Thursday, November 25, 2010

Pilgrims, Socialism and Thanksgiving


Pilgrims, Socialism and Thanksgiving

by Dr. Del Tackett

Pilgrims, Socialism and Thanksgiving....Huh?

Actually, they really do go together.

Here’s how.

The Pilgrim trip was funded by a group of investors who were hoping to get a return on their money. The Pilgrims were therefore contractually bound to the investor’s plan. That plan stated that the Pilgrims were to hold all things in common and equally share from the proceeds of their labor (socialism).

The early settlers of Jamestown were under the same kind of contract. I heard a great lecture from John Rolfe (okay, it was actually someone dressed up as John Rolfe) who explained it this way:

Basically, when one works hard all day and another simply strolls the grounds and puffs on his pipe, and yet they both get the same amount of food for dinner, eventually the one who works hard decides that tomorrow he will do his own strolling and puffing.

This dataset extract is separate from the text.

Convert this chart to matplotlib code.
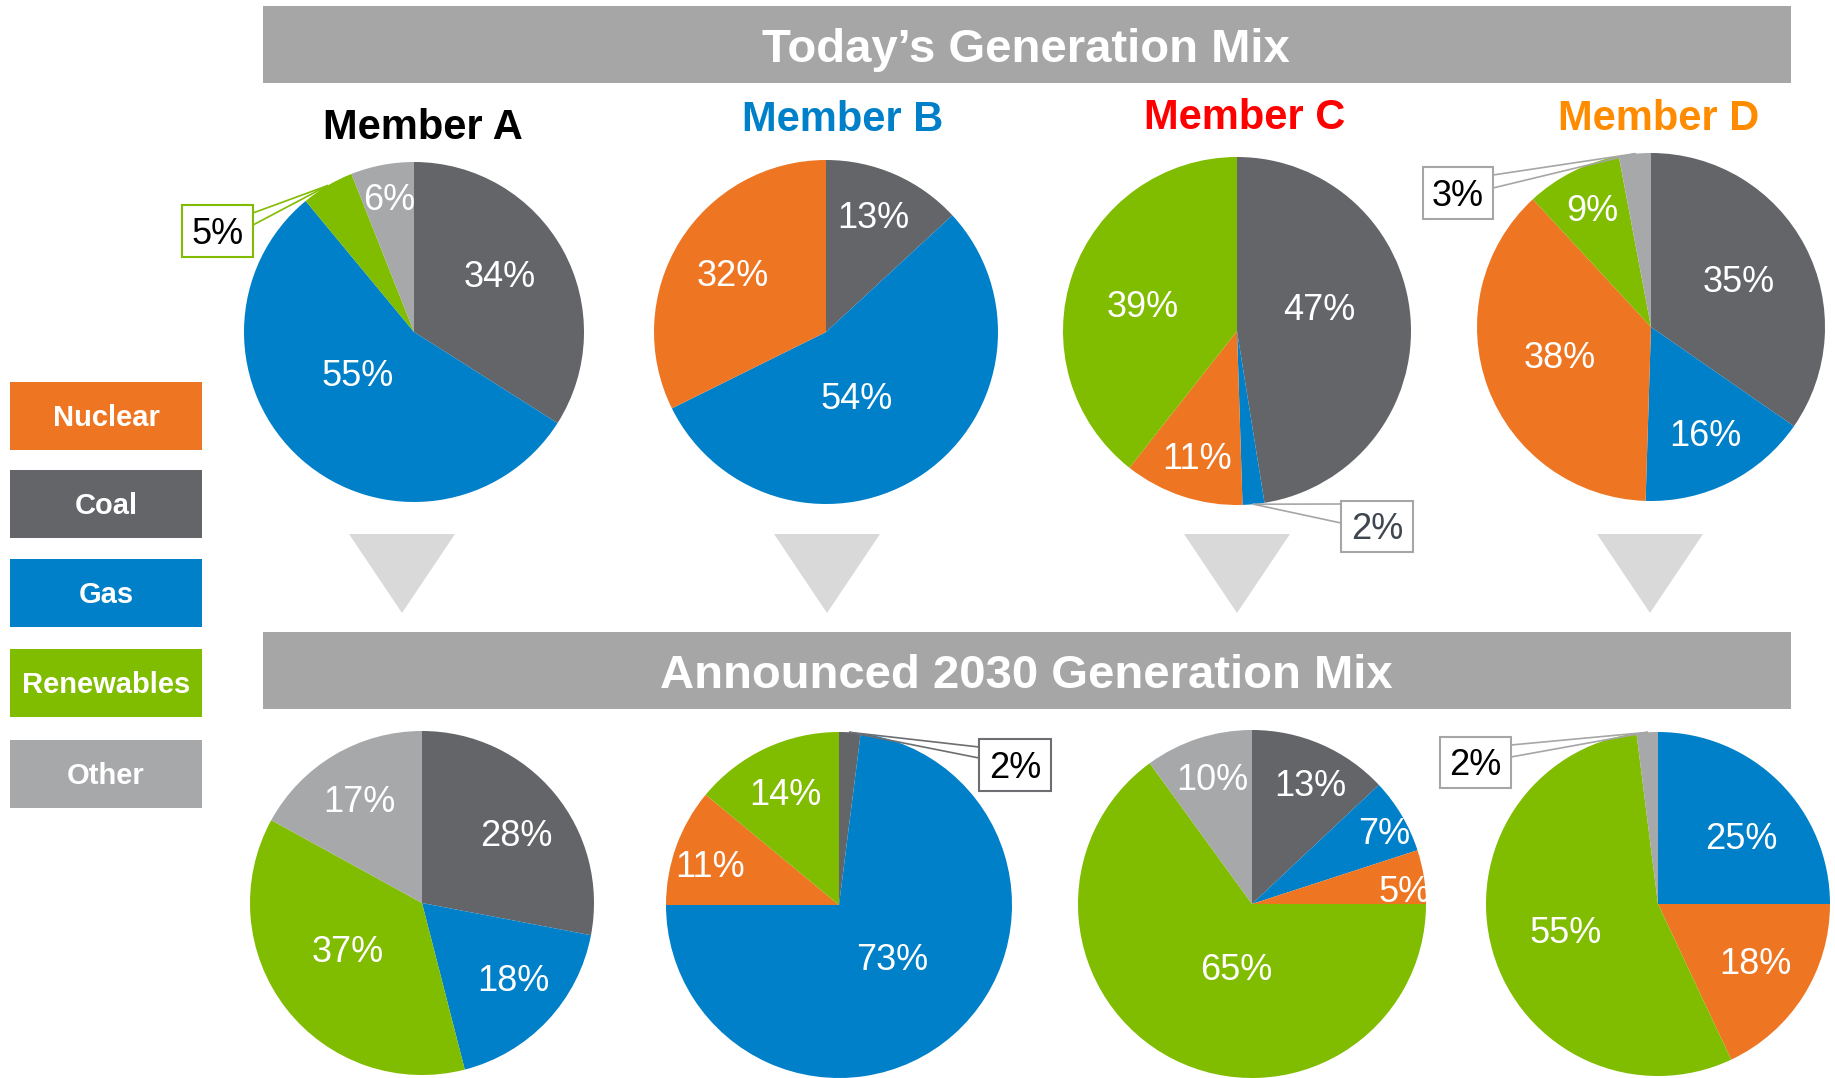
import matplotlib.pyplot as plt
from matplotlib.patches import Rectangle, Polygon
from matplotlib.transforms import Bbox, TransformedBbox
import numpy as np

plt.rcParams['font.family'] = ['Liberation Sans', 'DejaVu Sans']

#### data: shares in %, clockwise from 12 o'clock in this order
pie_order = ['Coal', 'Gas', 'Nuclear', 'Renewables', 'Other']
legend_order = ['Nuclear', 'Coal', 'Gas', 'Renewables', 'Other']
members = ['Member A', 'Member B', 'Member C', 'Member D']

today_a = [34, 55, 0, 5, 6]
today_b = [13, 54, 32, 0, 0]
today_c = [47, 2, 11, 39, 0]
today_d = [35, 16, 38, 9, 3]

future_a = [28, 18, 0, 37, 17]
future_b = [2, 73, 11, 14, 0]
future_c = [13, 7, 5, 65, 10]
future_d = [0, 25, 18, 55, 2]

title_top = 'Today\u2019s Generation Mix'
title_bot = 'Announced 2030 Generation Mix'

#### styling
colors = {'Nuclear': '#EE7623', 'Coal': '#636569', 'Gas': '#0080C8',
          'Renewables': '#80BC00', 'Other': '#A7A8AA'}
member_colors = ['black', '#0080C8', '#FF0000', '#FF8C00']
banner_color = '#A6A6A6'
arrow_color = '#D9D9D9'

W, H = 1835, 1078
PX = 100 / 72.  # px per pt at dpi 100

fig = plt.figure(figsize=(W / 100, H / 100), dpi=100)
ax = fig.add_axes([0, 0, 1, 1])


def put(x, yc, s, size, **kw):
    # place text so that the cap height is centred on yc (pixel coords, y down)
    return ax.text(x, yc + 0.716 * size * PX / 2, s, fontsize=size,
                   ha='center', va='baseline', **kw)


# banners
for (y0, y1, txt) in [(6, 83, title_top), (632, 709, title_bot)]:
    ax.add_patch(Rectangle((263, y0), 1791 - 263, y1 - y0, color=banner_color, lw=0))
    put(1026, (y0 + y1) / 2 + 1, txt, 34, color='white', fontweight='bold')

# member titles
title_x = [423, 843, 1245, 1659]
title_y = [124, 116, 114, 115]
for name, x, y, c in zip(members, title_x, title_y, member_colors):
    put(x, y, name, 30, color=c, fontweight='bold')

# legend
leg_tops = [382, 470, 559, 649, 740]
for cat, top in zip(legend_order, leg_tops):
    ax.add_patch(Rectangle((10, top), 192, 68, color=colors[cat], lw=0))
    put(106, top + 34, cat, 21, color='white', fontweight='bold')

# arrows
for x in [402, 827, 1237, 1650]:
    ax.add_patch(Polygon([(x - 53, 534), (x + 53, 534), (x, 613)],
                         closed=True, color=arrow_color, lw=0))

# pies: (values, centre, radius, label positions, callout)
pies = [
    (today_a, (414, 332), 170,
     {'Coal': (500, 274), 'Gas': (358, 373), 'Other': (389, 197)},
     ('Renewables', (182, 205, 253, 257), 'right', (213, 225), '#80BC00', 'black')),
    (today_b, (826, 332), 172,
     {'Coal': (873, 215), 'Gas': (857, 396), 'Nuclear': (733, 273)}, None),
    (today_c, (1237, 331), 174,
     {'Coal': (1319, 307), 'Nuclear': (1197, 456), 'Renewables': (1143, 304)},
     ('Gas', (1341, 501, 1413, 552), 'left', (504, 523), '#A6A6A6', '#3F4650')),
    (today_d, (1651, 327), 174,
     {'Coal': (1739, 279), 'Gas': (1705, 433), 'Nuclear': (1560, 355),
      'Renewables': (1592, 208)},
     ('Other', (1423, 167, 1493, 219), 'right', (175, 188), '#A6A6A6', 'black')),
    (future_a, (422, 903), 172,
     {'Coal': (516, 833), 'Gas': (513, 978), 'Renewables': (348, 949),
      'Other': (359, 799)}, None),
    (future_b, (839, 905), 173,
     {'Gas': (892, 957), 'Nuclear': (710, 864), 'Renewables': (785, 792)},
     ('Coal', (979, 739, 1051, 791), 'left', (747, 758), '#6D6E71', 'black')),
    (future_c, (1252, 904), 174,
     {'Coal': (1310, 783), 'Gas': (1384, 831), 'Nuclear': (1405, 889),
      'Renewables': (1236, 967), 'Other': (1212, 777)}, None),
    (future_d, (1658, 904), 172,
     {'Gas': (1741, 836), 'Nuclear': (1755, 961), 'Renewables': (1566, 930)},
     ('Other', (1440, 737, 1511, 788), 'right', (745, 757), '#A6A6A6', 'black')),
]

for vals, center, r, lab_pos, callout in pies:
    # y axis is inverted below, so counterclock in data = clockwise on screen
    wedges, _ = ax.pie(vals, colors=[colors[c] for c in pie_order], center=center,
                       radius=r, startangle=-90, counterclock=True,
                       wedgeprops={'linewidth': 0})
    for cat, v in zip(pie_order, vals):
        if cat in lab_pos:
            t = put(lab_pos[cat][0], lab_pos[cat][1], f'{v}%', 26, color='white')
            # the 5% label of member C 2030 is cut at the pie edge
            if lab_pos[cat][0] + 26 > center[0] + r:
                t.set_clip_box(TransformedBbox(
                    Bbox([[center[0] - r, center[1] - r], [center[0] + r, center[1] + r]]),
                    ax.transData))
                t.set_clip_on(True)
    if callout:
        cat, (x0, y0, x1, y1), side, (ya, yb), lc, tc = callout
        w = wedges[pie_order.index(cat)]
        mid = np.deg2rad((w.theta1 + w.theta2) / 2)
        px, py = center[0] + r * np.cos(mid), center[1] + r * np.sin(mid)
        ex = x1 if side == 'right' else x0
        for ye in (ya, yb):
            ax.plot([ex, px], [ye, py], color=lc, lw=1.2, zorder=4)
        ax.add_patch(Rectangle((x0, y0), x1 - x0, y1 - y0, facecolor='white',
                               edgecolor=lc, lw=1.5, zorder=5))
        t = put((x0 + x1) / 2, (y0 + y1) / 2, f'{vals[pie_order.index(cat)]}%', 26, color=tc)
        t.set_zorder(6)

ax.set_xlim(0, W)
ax.set_ylim(H, 0)
ax.set_aspect('auto')
ax.axis('off')

plt.savefig('out.png', dpi=100)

Because of this, the Jamestown settlers were starving. It was only when they apportioned private property and ate the fruit of their own labor that the colony began to thrive.

This was the same story in Plymouth not too many years later. Their leader, William Bradford, wrote of how they had to abandon the investor’s plan in order to survive, for when work and non-work both get the same reward, eventually no one will work.

Isn’t it interesting how we often times fail to learn the lessons from the past.
Socialism experiments continue today, with the same kind of results. They never really succeed. Why do we continue to try them? For several reasons.

One, the state has a vested interest in this happening. It is the big winner in socialism. It garners great power. So, when the state grows to the point that it can force the people to increasingly give up their rights to private property and fool the others to think that they will be better off sharing equally from the corn crib, guess where the power shifts…to the officials of the state.

Two, we misunderstand the nature of man. We have bought the Maslow lie that man is basically good. If he is good, then he will obviously love to work hard and go to years and years of medical school and specialized training so that he can work 14 hour days and get one ear of corn out of the crib while his friend follows his heart to stroll and puff. And because we are all such inherently good people, after dinner we will sit around the campfire and sing kum bay ya.

Third, we misunderstand the nature of work. We believe there is something cruel and oppressive about work and so we want someone (the state) to come up with a way to allow us not to work, yet circumvent the consequences of non-work. Or, we believe that the solution to someone not working is to give them another ear of corn.

However, the reality is this:

–The state may think that socialism will satisfy its lust for power, but, in the end, it will eventually collapse under a mountain of debt or a corn crib filled with IOUs. As Margaret Thatcher once said, “socialism works until you run out of other people’s money.” Eventually, the colony begins to starve.

–Man will not enjoy working his tail off so that someone else who is not working can reap the fruit of his labor. James Madison wrote in the Federalist Papers that they were establishing a government that had balances of powers because men were NOT angels.

–Work is not oppressive and cruel, but it is exactly what the poor need…not only to be able to produce their own corn, but because we were made by the Original Worker to work. We are happier and healthier when we do.

The Scriptures connect the dots for us regarding work and laziness. Here are a few:

Proverbs 10:4, “Lazy hands make a man poor, but diligent hands bring wealth.”

Proverbs 14:23, “All hard work brings a profit, but mere talk leads only to
poverty.”

In other words, we reap what we sow.

In socialism, we try to reverse those consequences. Reward the lazy, punish the diligent.

You sow, I reap.

That eventually fails.

One solution is found in 2 Thessalonians 3:10, “if anyone will not work, neither shall he eat”. This is a statement that many would view as cruel, but it is actually compassionate…for both the man himself and for the colony as a whole. Hunger is a great motivator to work and therefore produce.

When the Pilgrims returned to a biblical view and threw off the yoke of socialistic bindings, they began to prosper. And when they prospered, they held a day of Thanksgiving. It saddens me that our nation is slipping so quickly back into this yoke. Though we have the lessons from our past and the lessons from failed experiments all around us, we seem to be asleep or in a fog.

With the elections only a few days ahead, I’m hoping we will come to our senses soon.

Maybe around your Thanksgiving table this year, you can recount the lessons learned to your children so that they will not be doomed to repeat the failures of the past.

Put on a Pilgrim hat or your John Rolfe outfit and tell them the story with great gusto as I heard it in Jamestown.

By the way, we just filmed a show for Cross Examine on this very topic.

We are going to title it: No workey, no turkey.